Looking for job queue alternatives

October 12, 2009
by Evan Silberman (ejs07)

I spent some time today looking into alternative job queuing solutions for running stuff on the cluster. After some unnecessarily-difficult detective work, I figured out that the system apparently used most often with Rocks is Maui, which is released as open source by a commercial enterprise selling some hella complicated stuff. (All this rocks stuff is hilariously difficult to interpret, by the way. There’s really no documentation that tells you what anything is for, or how to do anything other than install things.) It would be rad and everything to try to implement a somewhat more open/accessible system for cluster job queuing than tractor, but this is not an area where anything is straightforward and easy. Given Hampshire’s resources, its existing support relationship with Pixar, and the institutional familiarity with Alfred and Tractor, writing a system that targets Tractor is the only thing that makes sense to me right now as a first step.

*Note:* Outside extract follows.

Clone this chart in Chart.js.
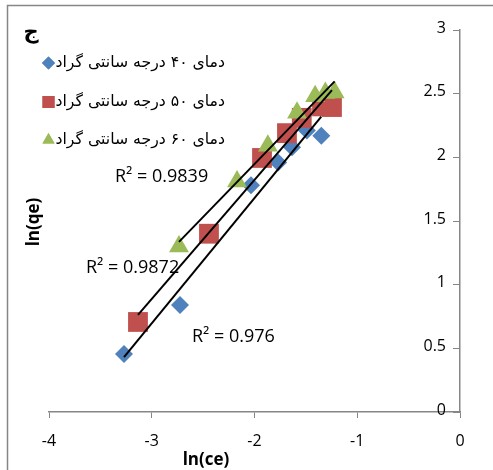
<!DOCTYPE html>
<html>
<head>
<meta charset="utf-8">
<script src="https://cdn.jsdelivr.net/npm/chart.js@4"></script>
<style>
  body { margin: 0; background: #fff; }
</style>
</head>
<body>
<canvas id="myChart" width="493" height="470"></canvas>
<script>
// data
const seriesNames = ['دمای ۴۰ درجه سانتی گراد', 'دمای ۵۰ درجه سانتی گراد', 'دمای ۶۰ درجه سانتی گراد'];

const x40 = [-3.27, -2.725, -2.034, -1.77, -1.635, -1.49, -1.35];
const y40 = [0.455, 0.84, 1.78, 1.96, 2.08, 2.21, 2.17];

const x50 = [-3.134, -2.443, -1.927, -1.684, -1.54, -1.343, -1.246];
const y50 = [0.707, 1.40, 1.995, 2.19, 2.31, 2.40, 2.395];

const x60 = [-2.735, -2.17, -1.87, -1.586, -1.41, -1.31, -1.22];
const y60 = [1.30, 1.81, 2.09, 2.35, 2.48, 2.505, 2.51];

const r2Text = ['R² = 0.976', 'R² = 0.9872', 'R² = 0.9839'];

const xTicks = [-4, -3, -2, -1, 0];
const yTicks = [0, 0.5, 1, 1.5, 2, 2.5, 3];

const colors = ['#4F81BD', '#C0504D', '#9BBB59'];
const axisGray = '#868686';
const numFont = '"Open Sans", Lato, sans-serif';
const faFont = '"DejaVu Sans", sans-serif';

function toPoints(xs, ys) {
  return xs.map((x, i) => ({ x: x, y: ys[i] }));
}

// least squares trendline, drawn from the first to the last x of a series
function trend(xs, ys) {
  const n = xs.length;
  const mx = xs.reduce((a, b) => a + b, 0) / n;
  const my = ys.reduce((a, b) => a + b, 0) / n;
  let sxy = 0, sxx = 0;
  for (let i = 0; i < n; i++) {
    sxy += (xs[i] - mx) * (ys[i] - my);
    sxx += (xs[i] - mx) * (xs[i] - mx);
  }
  const b = sxy / sxx;
  const a = my - b * mx;
  const lo = Math.min(...xs), hi = Math.max(...xs);
  return [{ x: lo, y: a + b * lo }, { x: hi, y: a + b * hi }];
}

function trendSet(xs, ys) {
  return {
    type: 'line',
    data: trend(xs, ys),
    borderColor: '#000',
    borderWidth: 2,
    pointRadius: 0,
    fill: false,
    order: 0
  };
}

const extras = {
  id: 'extras',
  beforeDraw(chart) {
    const c = chart.ctx;
    c.save();
    c.fillStyle = '#fff';
    c.fillRect(0, 0, chart.width, chart.height);
    c.strokeStyle = axisGray;
    c.lineWidth = 1.5;
    c.beginPath();
    c.moveTo(7.5, chart.height + 2);
    c.lineTo(7.5, 5.5);
    c.lineTo(chart.width + 2, 5.5);
    c.stroke();
    c.restore();
  },
  afterDraw(chart) {
    const c = chart.ctx;
    const ys = chart.scales.y, xs = chart.scales.x;
    c.save();
    c.fillStyle = '#000';

    // y tick labels, left of the axis that sits at x = 0
    c.font = '16px ' + numFont;
    c.textAlign = 'right';
    c.textBaseline = 'middle';
    const ax = xs.getPixelForValue(0);
    yTicks.forEach(v => c.fillText(String(v), ax - 14, ys.getPixelForValue(v) - 2));

    // panel letter
    c.font = 'bold 21px ' + faFont;
    c.textAlign = 'center';
    c.fillText('ج', 31, 33);

    // legend
    const rows = [63, 102, 140];
    const shapes = ['rectRot', 'rect', 'triangle'];
    const radii = [6.5, 8.5, 7];
    c.font = '15.7px ' + faFont;
    c.textAlign = 'right';
    for (let i = 0; i < 3; i++) {
      c.direction = 'rtl';
      c.fillText(seriesNames[i], 225, rows[i]);
      c.direction = 'ltr';
      const w = c.measureText(seriesNames[i]).width;
      c.fillStyle = colors[i];
      Chart.helpers.drawPoint(c, { pointStyle: shapes[i], radius: radii[i], rotation: 0, borderWidth: 0 }, 225 - w - 7, rows[i]);
      c.fill();
      c.fillStyle = '#000';
    }

    // R squared labels
    c.font = '18px ' + numFont;
    c.textAlign = 'left';
    c.fillText(r2Text[2], 115, 177);
    c.fillText(r2Text[1], 86, 268);
    c.fillText(r2Text[0], 192, 337);

    // axis titles
    c.font = 'bold 17px ' + numFont;
    c.textAlign = 'center';
    c.fillText('ln(ce)', 206, 460);
    c.translate(34, 222);
    c.rotate(-Math.PI / 2);
    c.fillText('ln(qe)', 0, 0);
    c.restore();
  }
};

Chart.defaults.font.family = numFont;
Chart.defaults.color = '#000';

new Chart(document.getElementById('myChart'), {
  type: 'scatter',
  data: {
    datasets: [
      trendSet(x40, y40),
      trendSet(x50, y50),
      trendSet(x60, y60),
      {
        label: seriesNames[2],
        data: toPoints(x60, y60),
        pointStyle: 'triangle',
        pointRadius: 11.5,
        backgroundColor: colors[2],
        borderWidth: 0,
        order: 1
      },
      {
        label: seriesNames[1],
        data: toPoints(x50, y50),
        pointStyle: 'rect',
        pointRadius: 14,
        backgroundColor: colors[1],
        borderWidth: 0,
        order: 2
      },
      {
        label: seriesNames[0],
        data: toPoints(x40, y40),
        pointStyle: 'rectRot',
        pointRadius: 9,
        backgroundColor: colors[0],
        borderWidth: 0,
        order: 3
      }
    ]
  },
  options: {
    responsive: false,
    animation: false,
    layout: { padding: { left: 49, right: 33, top: 30, bottom: 0 } },
    plugins: { legend: { display: false }, tooltip: { enabled: false } },
    scales: {
      x: {
        type: 'linear',
        position: 'bottom',
        min: -4,
        max: 0,
        afterBuildTicks: (s) => { s.ticks = xTicks.map(v => ({ value: v })); },
        afterFit: (s) => { s.height = 58; },
        ticks: { font: { size: 16 }, padding: 14, maxRotation: 0, callback: v => String(v) },
        grid: { drawOnChartArea: false, drawTicks: true, tickLength: 6, color: axisGray },
        border: { color: axisGray, width: 1.5 }
      },
      y: {
        type: 'linear',
        position: { x: 0 },
        min: 0,
        max: 3,
        afterBuildTicks: (s) => { s.ticks = yTicks.map(v => ({ value: v })); },
        ticks: { display: false },
        grid: { drawOnChartArea: false, drawTicks: true, tickLength: 6, color: axisGray },
        border: { color: axisGray, width: 1.5 }
      }
    }
  },
  plugins: [extras]
});
</script>
</body>
</html>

Tractor: a job queue system from Pixar

October 7, 2009
by Evan Silberman (ejs07)

Shauna and I met with Josiah Erickson on Monday, and we learned the very useful fact that the cluster does indeed have a load-balancing job queue system operating on it called Tractor. It’s one of the tools distributed with RenderMan, but the scripts one writes to spool tasks are quite generic and should be useful for a variety of applications. When I actually start writing the GP experiment manager (very soon now), it will queue jobs by producing tractor scripts as output and spooling them. There are a couple of quirks with Tractor as it is presently configured that tend to result in permissions errors, but hopefully by working with Josiah and being clever with scripting it will be possible for users to employ the system without having to do stuff with permissions editing. Or at least, not too much of it.


Launching things on other nodes

September 29, 2009
by Evan Silberman (ejs07)

is not all that hard, actually, so huzzah for that. I modified John’s script slightly to launch dummy worker processes (they just sleep for ten seconds) on the compute nodes, that then write out a file to my homedir on the NFS share. Looks like running one command via ssh on each desired node will more or less accomplish some of the sorts of things we intend to accomplish. Not that this is shocking, I just wanted to convince myself that I could do it.


gquery: A tool for getting sorted lists of cluster nodes

September 28, 2009
by John Schanck (jms07)

I wrote a little script that uses ganglia (The cluster monitoring toolkit which was already installed on the cluster) to generate lists of nodes sorted in order of lowest cpu usage. It can also sort by memory free and several other metrics.

Example usage (Get 10 nodes, sorted by lowest cpu usage):

[jms07@fly ~]$ ./gquery -c 10
compute-0-2
compute-0-3
compute-0-4
compute-0-5
compute-0-6
compute-0-7
compute-0-8
compute-0-9
compute-1-5
compute-1-10

Changelog
Tarball
Git: git://anomos.info/~john/ClusterSupport

-John


Push in Erlang

September 23, 2009
by John Schanck (jms07)

I’ve made the source code for my Erlang implementation of Push available at anomos.info/~john/. I’m currently calling it PushAgner, this is a terrible name (Erlang is named after the inventor of queuing theory, Agner Krarup Erlang), please help me come up with a better one.
EDIT: I’ve renamed it to Erlush, which was another working title I had used, and was suggested by Lee.

If you have git installed, you can get the source by running:
$ git clone git://anomos.info/~john/erlush
Following which you can get any updates by running:
$ git pull

If you don’t have git, you can just grab a tarball of the latest source.

I haven’t written any documentation yet. If you really want to get this running it’s probably best to contact me directly.

– John


Meeting liveblog

September 21, 2009
by Evan Silberman (ejs07)

7:17PM: We are meeting.
7:18PM: We are talking about what we want to accomplish.
7:19PM: John is testing the use of CoDeploy on the cluster as a potential tool for deploying our code across the cluster.
7:27PM: We are discussing the feasibility of leaving Erlang interpreters idling on cluster nodes.
7:47PM: We are getting caught up doing weird things with ssh-agent.
7:51PM: We have resolved to meet with Josiah on Wednesday.